How Do the Boston Celtics Match Up with the New-Look Philadelphia 76ers?

Nikhil BaradwajSenior Analyst IAugust 26, 2012

After playing an intense and close Conference Semi-Final matchup with the Philadelphia 76ers, the Boston Celtics definitely felt the aftershocks in the Conference Finals.

In Game 7 of the Celtics' series with the Miami Heat, Boston simply ran out of gas, possibly because it was the team's 20th game of the postseason.

The 76ers needed to take a risk heading into this year's offseason. Philly picked up Andrew Bynum in the blockbuster trade that featured Dwight Howard, giving it a legitimate top-two center for the first time in nearly 20 years, when Moses Malone was on the team's roster.

While the team did lose Andre Iguodala in the deal, the move does give more opportunities for Evan Turner to thrive and realize his enormous potential.

At the end of the day, the 76ers could be the biggest threat to Boston's quest to win yet another Atlantic Division title.

Let's see how these teams match up with each other. Each team's component is rated like a boxing match to see whether the 76ers or the Celtics will have an advantage next season. 

Rajon Rondo over Jrue Holiday: 10-8

Avery Bradley and Evan Turner: EVEN

Paul Pierce over Dorell Wright: 10-8

Spencer Hawes over Brandon Bass: 10-9

Andrew Bynum over Kevin Garnett: 10-7

Celtics Bench over 76ers Bench: 10-9

Doc Rivers over Doug Collins: 10-9

Using this methodology, the Celtics still come out on top, despite the changes Philly made to its roster.

A perennial All-Star center like Bynum will definitely improve Holiday's assists and make him a better facilitator. However, Rondo is on a different level defensively and is still a much better passer and rebounder compared to Holiday.

In this case, Rondo has a huge advantage over the Holiday, a former UCLA point guard.

Bradley and Turner are similar players and defensive stalwarts. Over time, both will likely improve their offensive games, especially with the departures of Boston's Ray Allen and Philadelphia's Iguodala.

At the end of the day, their defensive and offensive capabilities cancel each other out, as neither player is significantly better or worse than the other.

While Wright is an above-average offensive threat, he is nowhere near Pierce's level.

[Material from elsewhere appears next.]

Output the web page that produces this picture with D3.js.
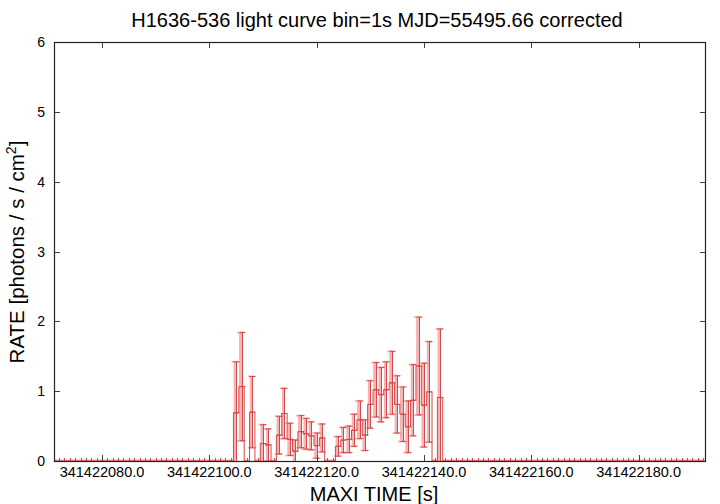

Pierce—dubbed "The Truth" by Shaquille O'Neal—brings a lot more to the table, and is a definite All-Star talent. Pierce posts a big advantage over Wright in this case.

The 76ers rally with their frontcourt, with Andrew Bynum leading the charge. Brandon Bass was a revelation for the Celtics last season and was a reliable 12-6 guy throughout the 2011-12 campaign. Garnett was even more impressive, especially in the postseason where he averaged 19.2 points and 10.3 rebounds.

However, the Sixers have a lot more size on these two Celtics. Bynum will dominate Garnett with his array of post moves, even though Garnett is still an elite defender.

Hawes can use his 7-foot frame to out-muscle the smaller Bass, giving the 76ers a big advantage in the power forward position.

As they do against most teams, the Celtics have advantages on the bench and in the coaching categories. 

The benches are closer than one might think, considering Philly has Thaddeus Young, Jason Richardson, Lavoy Allen, Arnett Moultrie and Nick Young in its second unit. This group is slightly worse than Boston's group, but deeper than most Eastern Conference favorites.

Doug Collins is a great basketball mind, but he is not on Doc Rivers' level as he has become one of the best coaches in the league.

Bringing Bynum did bridge the gap between the Sixers and Celtics quite a lot, considering that Kwame Brown was pegged as the starter before the trade. However, it seems as if Boston still reigns supreme in the Atlantic.